### Data provided
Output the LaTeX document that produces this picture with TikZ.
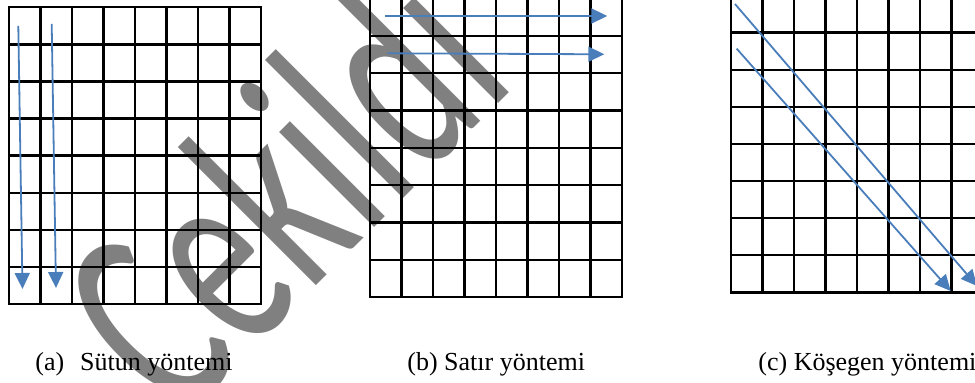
\documentclass[tikz,border=0pt]{standalone}
\usepackage{fontspec}
\setmainfont{Liberation Serif}
\newfontfamily\wmfont{Carlito}
\usepackage{xcolor}
\usepackage{tikz}
\usetikzlibrary{arrows.meta}

\definecolor{arrowblue}{HTML}{4A7EBB}
\definecolor{wmgray}{HTML}{808080}

% 8x8 cell grid: left, top, row height
\newcommand{\cellgrid}[3]{%
  \foreach \k in {1,...,7} {
    \draw[gridline] ({#1+31.5*\k},#2) -- ({#1+31.5*\k},{#2+8*#3});
    \draw[gridline] (#1,{#2+#3*\k}) -- ({#1+252},{#2+#3*\k});
  }
  \draw[gridline] (#1,#2) rectangle ({#1+252},{#2+8*#3});
}

\begin{document}
\begin{tikzpicture}[
  x=0.5pt, y=-0.5pt,
  font=\fontsize{13}{16}\selectfont, >={Triangle[length=8pt, width=7.5pt]},
  gridline/.style={draw=black, line width=1.2pt, line cap=rect},
  scan/.style={->, draw=arrowblue, fill=arrowblue, line width=0.9pt},
  caption/.style={anchor=base west, inner sep=0pt},
  watermark/.style={anchor=base west, inner sep=0pt, text=wmgray,
                    font=\wmfont\fontsize{89}{100}\selectfont,
                    rotate=45, yscale=1.58}]

\useasboundingbox (0,0) rectangle (975,383);
\clip (0,0) rectangle (975,383);

\node[watermark] (wm) at (178.5,423.5) {Çekildi};

% (a) column order
\cellgrid{9}{7.3}{37.09}
\coordinate (a1s) at (18.3,26);
\coordinate (a1e) at (22.5,289);
\coordinate (a2s) at (51.7,24);
\coordinate (a2e) at (56,288);
\draw[scan] (a1s) -- (a1e);
\draw[scan] (a2s) -- (a2e);

% (b) row order
\cellgrid{370}{-1.3}{37.3}
\coordinate (b1s) at (385,16);
\coordinate (b1e) at (607.3,16);
\coordinate (b2s) at (387.3,53.3);
\coordinate (b2e) at (604.3,54.3);
\draw[scan] (b1s) -- (b1e);
\draw[scan] (b2s) -- (b2e);

% (c) diagonal order
\cellgrid{731}{-4.4}{37.1}
\coordinate (c1s) at (735,4);
\coordinate (c1e) at (977,286);
\coordinate (c2s) at (736.7,48.7);
\coordinate (c2e) at (950.7,291);
\draw[scan] (c1s) -- (c1e);
\draw[scan] (c2s) -- (c2e);

\node[caption] (capa) at (35,371) {(a)\hspace{8pt}Sütun yöntemi};
\node[caption] (capb) at (407,371) {(b) Satır yöntemi};
\node[caption] (capc) at (758,371) {(c) Köşegen yöntemi};
\end{tikzpicture}
\end{document}
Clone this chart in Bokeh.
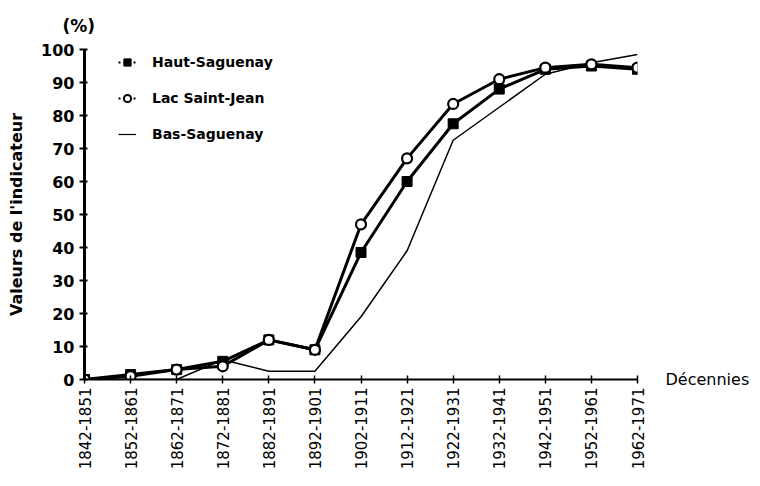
from bokeh.plotting import figure
from bokeh.models import FixedTicker, Legend, LegendItem, ColumnDataSource, Range1d, LinearAxis
from bokeh.embed import file_html
from bokeh.resources import INLINE
import math

decades = ["1842-1851", "1852-1861", "1862-1871", "1872-1881", "1882-1891", "1892-1901",
           "1902-1911", "1912-1921", "1922-1931", "1932-1941", "1942-1951", "1952-1961", "1962-1971"]
haut = [0, 1.5, 3, 5.5, 12, 9, 38.5, 60, 77.5, 88, 94, 95, 94]
lac = [0, 1, 3, 4, 12, 9, 47, 67, 83.5, 91, 94.5, 95.5, 94.5]
bas = [0, 0, 0, 6, 2.5, 2.5, 19, 39, 72.5, 82.5, 92.5, 96, 98.5]
yticks = [0, 10, 20, 30, 40, 50, 60, 70, 80, 90, 100]

FONT = "DejaVu Sans"
xs = list(range(len(decades)))

p = figure(width=752, height=478, output_backend="svg", toolbar_location=None,
           x_range=Range1d(0, len(decades) - 1), y_range=Range1d(0, 100),
           min_border_left=84, min_border_right=115, min_border_top=49, min_border_bottom=99,
           title="(%)")
p.outline_line_color = None
p.grid.visible = False
p.background_fill_color = "white"

p.title.align = "left"
p.title.offset = -22
p.title.text_font = FONT
p.title.text_font_style = "bold"
p.title.text_font_size = "17px"
p.title.text_color = "black"
p.title.standoff = 27

src = ColumnDataSource(dict(x=xs, haut=haut, lac=lac, bas=bas))

p.line("x", "bas", source=src, line_color="black", line_width=1.5)
p.line("x", "haut", source=src, line_color="black", line_width=3)
p.line("x", "lac", source=src, line_color="black", line_width=3)
p.scatter("x", "haut", source=src, marker="square", size=10, fill_color="black", line_color="black")
p.scatter("x", "lac", source=src, marker="circle", size=10, fill_color="white", line_color="black", line_width=2.2)

# legend dummy renderers (placed outside the visible ranges)
e = ColumnDataSource(dict(x=[-50, -49], y=[-50, -50]))
lh = p.line("x", "y", source=e, line_color="black", line_width=2, line_dash="2 3")
mh = p.scatter("x", "y", source=e, marker="square", size=9, fill_color="black", line_color="black")
ll = p.line("x", "y", source=e, line_color="black", line_width=2, line_dash="2 3")
ml = p.scatter("x", "y", source=e, marker="circle", size=8, fill_color="white", line_color="black", line_width=2)
lb = p.line("x", "y", source=e, line_color="black", line_width=1.2)

legend = Legend(items=[LegendItem(label="Haut-Saguenay", renderers=[lh, mh]),
                       LegendItem(label="Lac Saint-Jean", renderers=[ll, ml]),
                       LegendItem(label="Bas-Saguenay", renderers=[lb])],
                location=(34, 235), padding=0, margin=0, spacing=16,
                label_height=20, glyph_height=20, glyph_width=18, label_standoff=16,
                border_line_color=None, background_fill_alpha=0,
                label_text_font=FONT, label_text_font_style="bold", label_text_font_size="14px",
                label_text_color="black")
p.add_layout(legend, "center")

# y axis
p.yaxis.ticker = FixedTicker(ticks=yticks)
p.yaxis.axis_line_width = 3
p.yaxis.major_tick_line_width = 2
p.yaxis.major_tick_in = 3
p.yaxis.major_tick_out = 5
p.yaxis.minor_tick_line_color = None
p.yaxis.major_label_text_font = FONT
p.yaxis.major_label_text_font_style = "bold"
p.yaxis.major_label_text_font_size = "16px"
p.yaxis.major_label_text_color = "black"
p.yaxis.axis_label = "Valeurs de l'indicateur"
p.yaxis.axis_label_text_font = FONT
p.yaxis.axis_label_text_font_style = "bold"
p.yaxis.axis_label_text_font_size = "16px"
p.yaxis.axis_label_text_color = "black"
p.yaxis.axis_label_standoff = 12

# x axis
p.xaxis.ticker = FixedTicker(ticks=xs)
p.xaxis.major_label_overrides = {i: d for i, d in enumerate(decades)}
p.xaxis.major_label_orientation = math.pi / 2
p.xaxis.axis_line_width = 2
p.xaxis.major_tick_line_width = 1.5
p.xaxis.major_tick_in = 4
p.xaxis.major_tick_out = 4
p.xaxis.minor_tick_line_color = None
p.xaxis.major_label_text_font = FONT
p.xaxis.major_label_text_font_size = "15px"
p.xaxis.major_label_text_color = "black"
p.xaxis.major_label_standoff = 4

# "Décennies" shown to the right of the x axis end, via a tickless right axis
dec_axis = LinearAxis(ticker=FixedTicker(ticks=[0]), major_label_overrides={0: "Décennies"},
                      axis_line_color=None, major_tick_line_color=None, minor_tick_line_color=None,
                      major_tick_in=0, major_tick_out=0, minor_tick_in=0, minor_tick_out=0,
                      major_label_standoff=28, major_label_text_font=FONT,
                      major_label_text_font_size="16px", major_label_text_color="black")
p.add_layout(dec_axis, "right")

open("out.html", "w").write(file_html(p, INLINE))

### What to do
Quote the entries in full. Any image among them is to be omitted from the copy.

### Full response
Output the LaTeX document that produces this picture with TikZ.
\documentclass[tikz,border=0pt]{standalone}
\usepackage{fontspec}
\setmainfont{Liberation Serif}
\newfontfamily\wmfont{Carlito}
\usepackage{xcolor}
\usepackage{tikz}
\usetikzlibrary{arrows.meta}

\definecolor{arrowblue}{HTML}{4A7EBB}
\definecolor{wmgray}{HTML}{808080}

% 8x8 cell grid: left, top, row height
\newcommand{\cellgrid}[3]{%
  \foreach \k in {1,...,7} {
    \draw[gridline] ({#1+31.5*\k},#2) -- ({#1+31.5*\k},{#2+8*#3});
    \draw[gridline] (#1,{#2+#3*\k}) -- ({#1+252},{#2+#3*\k});
  }
  \draw[gridline] (#1,#2) rectangle ({#1+252},{#2+8*#3});
}

\begin{document}
\begin{tikzpicture}[
  x=0.5pt, y=-0.5pt,
  font=\fontsize{13}{16}\selectfont, >={Triangle[length=8pt, width=7.5pt]},
  gridline/.style={draw=black, line width=1.2pt, line cap=rect},
  scan/.style={->, draw=arrowblue, fill=arrowblue, line width=0.9pt},
  caption/.style={anchor=base west, inner sep=0pt},
  watermark/.style={anchor=base west, inner sep=0pt, text=wmgray,
                    font=\wmfont\fontsize{89}{100}\selectfont,
                    rotate=45, yscale=1.58}]

\useasboundingbox (0,0) rectangle (975,383);
\clip (0,0) rectangle (975,383);

\node[watermark] (wm) at (178.5,423.5) {Çekildi};

% (a) column order
\cellgrid{9}{7.3}{37.09}
\coordinate (a1s) at (18.3,26);
\coordinate (a1e) at (22.5,289);
\coordinate (a2s) at (51.7,24);
\coordinate (a2e) at (56,288);
\draw[scan] (a1s) -- (a1e);
\draw[scan] (a2s) -- (a2e);

% (b) row order
\cellgrid{370}{-1.3}{37.3}
\coordinate (b1s) at (385,16);
\coordinate (b1e) at (607.3,16);
\coordinate (b2s) at (387.3,53.3);
\coordinate (b2e) at (604.3,54.3);
\draw[scan] (b1s) -- (b1e);
\draw[scan] (b2s) -- (b2e);

% (c) diagonal order
\cellgrid{731}{-4.4}{37.1}
\coordinate (c1s) at (735,4);
\coordinate (c1e) at (977,286);
\coordinate (c2s) at (736.7,48.7);
\coordinate (c2e) at (950.7,291);
\draw[scan] (c1s) -- (c1e);
\draw[scan] (c2s) -- (c2e);

\node[caption] (capa) at (35,371) {(a)\hspace{8pt}Sütun yöntemi};
\node[caption] (capb) at (407,371) {(b) Satır yöntemi};
\node[caption] (capc) at (758,371) {(c) Köşegen yöntemi};
\end{tikzpicture}
\end{document}
Clone this chart in Bokeh.
from bokeh.plotting import figure
from bokeh.models import FixedTicker, Legend, LegendItem, ColumnDataSource, Range1d, LinearAxis
from bokeh.embed import file_html
from bokeh.resources import INLINE
import math

decades = ["1842-1851", "1852-1861", "1862-1871", "1872-1881", "1882-1891", "1892-1901",
           "1902-1911", "1912-1921", "1922-1931", "1932-1941", "1942-1951", "1952-1961", "1962-1971"]
haut = [0, 1.5, 3, 5.5, 12, 9, 38.5, 60, 77.5, 88, 94, 95, 94]
lac = [0, 1, 3, 4, 12, 9, 47, 67, 83.5, 91, 94.5, 95.5, 94.5]
bas = [0, 0, 0, 6, 2.5, 2.5, 19, 39, 72.5, 82.5, 92.5, 96, 98.5]
yticks = [0, 10, 20, 30, 40, 50, 60, 70, 80, 90, 100]

FONT = "DejaVu Sans"
xs = list(range(len(decades)))

p = figure(width=752, height=478, output_backend="svg", toolbar_location=None,
           x_range=Range1d(0, len(decades) - 1), y_range=Range1d(0, 100),
           min_border_left=84, min_border_right=115, min_border_top=49, min_border_bottom=99,
           title="(%)")
p.outline_line_color = None
p.grid.visible = False
p.background_fill_color = "white"

p.title.align = "left"
p.title.offset = -22
p.title.text_font = FONT
p.title.text_font_style = "bold"
p.title.text_font_size = "17px"
p.title.text_color = "black"
p.title.standoff = 27

src = ColumnDataSource(dict(x=xs, haut=haut, lac=lac, bas=bas))

p.line("x", "bas", source=src, line_color="black", line_width=1.5)
p.line("x", "haut", source=src, line_color="black", line_width=3)
p.line("x", "lac", source=src, line_color="black", line_width=3)
p.scatter("x", "haut", source=src, marker="square", size=10, fill_color="black", line_color="black")
p.scatter("x", "lac", source=src, marker="circle", size=10, fill_color="white", line_color="black", line_width=2.2)

# legend dummy renderers (placed outside the visible ranges)
e = ColumnDataSource(dict(x=[-50, -49], y=[-50, -50]))
lh = p.line("x", "y", source=e, line_color="black", line_width=2, line_dash="2 3")
mh = p.scatter("x", "y", source=e, marker="square", size=9, fill_color="black", line_color="black")
ll = p.line("x", "y", source=e, line_color="black", line_width=2, line_dash="2 3")
ml = p.scatter("x", "y", source=e, marker="circle", size=8, fill_color="white", line_color="black", line_width=2)
lb = p.line("x", "y", source=e, line_color="black", line_width=1.2)

legend = Legend(items=[LegendItem(label="Haut-Saguenay", renderers=[lh, mh]),
                       LegendItem(label="Lac Saint-Jean", renderers=[ll, ml]),
                       LegendItem(label="Bas-Saguenay", renderers=[lb])],
                location=(34, 235), padding=0, margin=0, spacing=16,
                label_height=20, glyph_height=20, glyph_width=18, label_standoff=16,
                border_line_color=None, background_fill_alpha=0,
                label_text_font=FONT, label_text_font_style="bold", label_text_font_size="14px",
                label_text_color="black")
p.add_layout(legend, "center")

# y axis
p.yaxis.ticker = FixedTicker(ticks=yticks)
p.yaxis.axis_line_width = 3
p.yaxis.major_tick_line_width = 2
p.yaxis.major_tick_in = 3
p.yaxis.major_tick_out = 5
p.yaxis.minor_tick_line_color = None
p.yaxis.major_label_text_font = FONT
p.yaxis.major_label_text_font_style = "bold"
p.yaxis.major_label_text_font_size = "16px"
p.yaxis.major_label_text_color = "black"
p.yaxis.axis_label = "Valeurs de l'indicateur"
p.yaxis.axis_label_text_font = FONT
p.yaxis.axis_label_text_font_style = "bold"
p.yaxis.axis_label_text_font_size = "16px"
p.yaxis.axis_label_text_color = "black"
p.yaxis.axis_label_standoff = 12

# x axis
p.xaxis.ticker = FixedTicker(ticks=xs)
p.xaxis.major_label_overrides = {i: d for i, d in enumerate(decades)}
p.xaxis.major_label_orientation = math.pi / 2
p.xaxis.axis_line_width = 2
p.xaxis.major_tick_line_width = 1.5
p.xaxis.major_tick_in = 4
p.xaxis.major_tick_out = 4
p.xaxis.minor_tick_line_color = None
p.xaxis.major_label_text_font = FONT
p.xaxis.major_label_text_font_size = "15px"
p.xaxis.major_label_text_color = "black"
p.xaxis.major_label_standoff = 4

# "Décennies" shown to the right of the x axis end, via a tickless right axis
dec_axis = LinearAxis(ticker=FixedTicker(ticks=[0]), major_label_overrides={0: "Décennies"},
                      axis_line_color=None, major_tick_line_color=None, minor_tick_line_color=None,
                      major_tick_in=0, major_tick_out=0, minor_tick_in=0, minor_tick_out=0,
                      major_label_standoff=28, major_label_text_font=FONT,
                      major_label_text_font_size="16px", major_label_text_color="black")
p.add_layout(dec_axis, "right")

open("out.html", "w").write(file_html(p, INLINE))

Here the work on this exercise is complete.